> EXERCISE GOAL: Leave the pictures out, and retype all of the material exactly as written.
** start GIVEN DATA **
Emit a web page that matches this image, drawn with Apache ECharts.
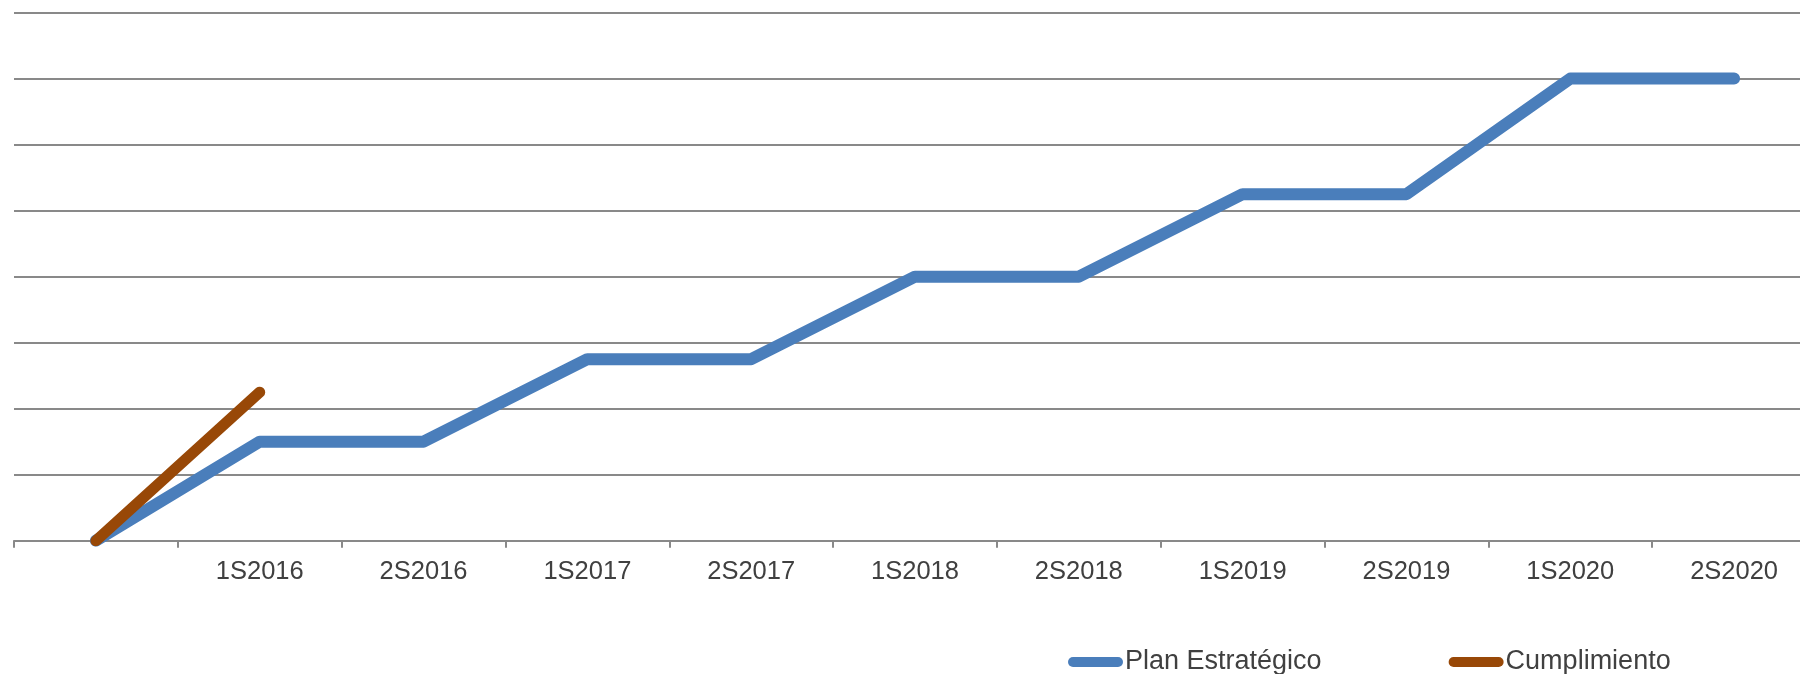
<!DOCTYPE html>
<html>
<head>
<meta charset="utf-8">
<script src="https://cdn.jsdelivr.net/npm/echarts@6/dist/echarts.min.js"></script>
<style>
    html, body { margin: 0; padding: 0; background: #fff; }
    #chart { width: 1800px; height: 674px; }
</style>
</head>
<body>
<div id="chart"></div>
<script>
    // semesters; the first slot is the unnamed starting point
    const periods = ['', '1S2016', '2S2016', '1S2017', '2S2017', '1S2018', '2S2018', '1S2019', '2S2019', '1S2020', '2S2020'];
    const planEstrategico = [0, 1.5, 1.5, 2.75, 2.75, 4, 4, 5.25, 5.25, 7, 7];
    const cumplimiento = [0, 2.25, null, null, null, null, null, null, null, null, null];
    const seriesNames = ['Plan Estratégico', 'Cumplimiento'];

    // capsule shaped legend mark, like a thick line with round ends
    const capsule = 'path://M5,0 L50,0 A5,5 0 0 1 50,10 L5,10 A5,5 0 0 1 5,0 Z';

    let chart = echarts.init(document.getElementById('chart'), null, { renderer: 'canvas' });
    let option = {
        animation: false,
        textStyle: { fontFamily: 'Liberation Sans, Arial, sans-serif' },
        grid: {
            left: 14,
            width: 1802,   // last band runs past the right edge, as in the original
            top: 12.6,
            bottom: 133.3,
            containLabel: false,
            outerBoundsMode: 'none'
        },
        legend: {
            left: 1063,
            top: 643.5,
            itemWidth: 55,
            itemHeight: 11,
            itemGap: 127,
            icon: capsule,
            textStyle: { fontSize: 27, color: '#404040', padding: [0, 0, 0, -3] },
            data: seriesNames
        },
        xAxis: {
            type: 'category',
            data: periods,
            boundaryGap: true,
            axisLine: { lineStyle: { color: '#898989', width: 2 } },
            axisTick: { show: true, length: 7, lineStyle: { color: '#898989', width: 2 } },
            axisLabel: { fontSize: 25.5, color: '#404040', margin: 18, interval: 0 }
        },
        yAxis: {
            type: 'value',
            min: 0,
            max: 8,
            interval: 1,
            axisLine: { show: false },
            axisTick: { show: false },
            axisLabel: { show: false },
            splitLine: { lineStyle: { color: '#898989', width: 2 } }
        },
        series: [
            {
                name: seriesNames[0],
                type: 'line',
                data: planEstrategico,
                symbol: 'none',
                color: '#4a7ebb',
                lineStyle: { width: 12, color: '#4a7ebb', cap: 'round', join: 'round' }
            },
            {
                name: seriesNames[1],
                type: 'line',
                data: cumplimiento,
                symbol: 'none',
                color: '#984807',
                lineStyle: { width: 11, color: '#984807', cap: 'round', join: 'round' }
            }
        ]
    };
    chart.setOption(option);
</script>
</body>
</html>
** end GIVEN DATA **
> THE RESPONSE:
Emit a web page that matches this image, drawn with Apache ECharts.
<!DOCTYPE html>
<html>
<head>
<meta charset="utf-8">
<script src="https://cdn.jsdelivr.net/npm/echarts@6/dist/echarts.min.js"></script>
<style>
    html, body { margin: 0; padding: 0; background: #fff; }
    #chart { width: 1800px; height: 674px; }
</style>
</head>
<body>
<div id="chart"></div>
<script>
    // semesters; the first slot is the unnamed starting point
    const periods = ['', '1S2016', '2S2016', '1S2017', '2S2017', '1S2018', '2S2018', '1S2019', '2S2019', '1S2020', '2S2020'];
    const planEstrategico = [0, 1.5, 1.5, 2.75, 2.75, 4, 4, 5.25, 5.25, 7, 7];
    const cumplimiento = [0, 2.25, null, null, null, null, null, null, null, null, null];
    const seriesNames = ['Plan Estratégico', 'Cumplimiento'];

    // capsule shaped legend mark, like a thick line with round ends
    const capsule = 'path://M5,0 L50,0 A5,5 0 0 1 50,10 L5,10 A5,5 0 0 1 5,0 Z';

    let chart = echarts.init(document.getElementById('chart'), null, { renderer: 'canvas' });
    let option = {
        animation: false,
        textStyle: { fontFamily: 'Liberation Sans, Arial, sans-serif' },
        grid: {
            left: 14,
            width: 1802,   // last band runs past the right edge, as in the original
            top: 12.6,
            bottom: 133.3,
            containLabel: false,
            outerBoundsMode: 'none'
        },
        legend: {
            left: 1063,
            top: 643.5,
            itemWidth: 55,
            itemHeight: 11,
            itemGap: 127,
            icon: capsule,
            textStyle: { fontSize: 27, color: '#404040', padding: [0, 0, 0, -3] },
            data: seriesNames
        },
        xAxis: {
            type: 'category',
            data: periods,
            boundaryGap: true,
            axisLine: { lineStyle: { color: '#898989', width: 2 } },
            axisTick: { show: true, length: 7, lineStyle: { color: '#898989', width: 2 } },
            axisLabel: { fontSize: 25.5, color: '#404040', margin: 18, interval: 0 }
        },
        yAxis: {
            type: 'value',
            min: 0,
            max: 8,
            interval: 1,
            axisLine: { show: false },
            axisTick: { show: false },
            axisLabel: { show: false },
            splitLine: { lineStyle: { color: '#898989', width: 2 } }
        },
        series: [
            {
                name: seriesNames[0],
                type: 'line',
                data: planEstrategico,
                symbol: 'none',
                color: '#4a7ebb',
                lineStyle: { width: 12, color: '#4a7ebb', cap: 'round', join: 'round' }
            },
            {
                name: seriesNames[1],
                type: 'line',
                data: cumplimiento,
                symbol: 'none',
                color: '#984807',
                lineStyle: { width: 11, color: '#984807', cap: 'round', join: 'round' }
            }
        ]
    };
    chart.setOption(option);
</script>
</body>
</html>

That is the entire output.